Q:  What can we learn from the Trump era and the problems he created for U.S. democracy?

A: Though Trump was the worst example of a politician, but he has to be given credit for showing the world the true ugly face of the so-called U.S. democracy. His behavior inside and outside the U.S. gave a powerful slap in the face to the so-called "U.S. Soft Power". The way he treated U.S. allies worldwide and the way he dealt with minorities and people of color inside the U.S. actually expressed the real mentality of the U.S. White Anglo-Saxon bloc, that considers citizens of color as second-class citizens that shouldn't have any equal rights with White citizens, and that's a contradictory thing while preaching about democratic practice. 

Q: Do you make a distinction between Democrats and Republicans when it comes to protection of U.S. democracy?

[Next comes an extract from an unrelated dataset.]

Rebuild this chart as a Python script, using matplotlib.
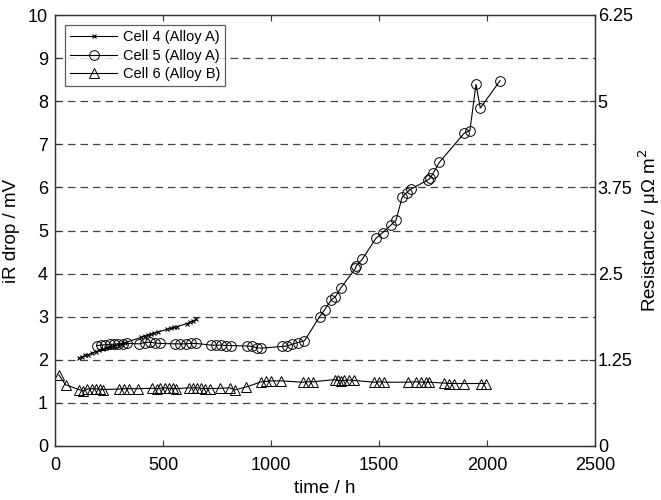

A: Both mainstream Republicans and Democrats know the importance of guarding the image of their democracy worldwide, as they both know its importance in gaining influence. Democrats know exactly the deficiencies in their democracy, but they keep on whitewashing it so that they keep fooling nations worldwide, as a means of soft power, while Republicans lately, after the emergence of Trump and the current he resembles tend to act in a popular isolationist way due to economic and social fears, thus creating an exception to rule that the mainstream current in both parties is fighting to keep. In the end, billions of people worldwide, especially those who were taken by the magic of the U.S. propaganda of the so-called "American Dream", now know that America has changed and it has shown its real face when it comes to protecting democracy and human rights, and it's going to be hard for U.S. diplomacy to restore the pre-Trump era when they used to fool nations with their hypocrisy about democracy.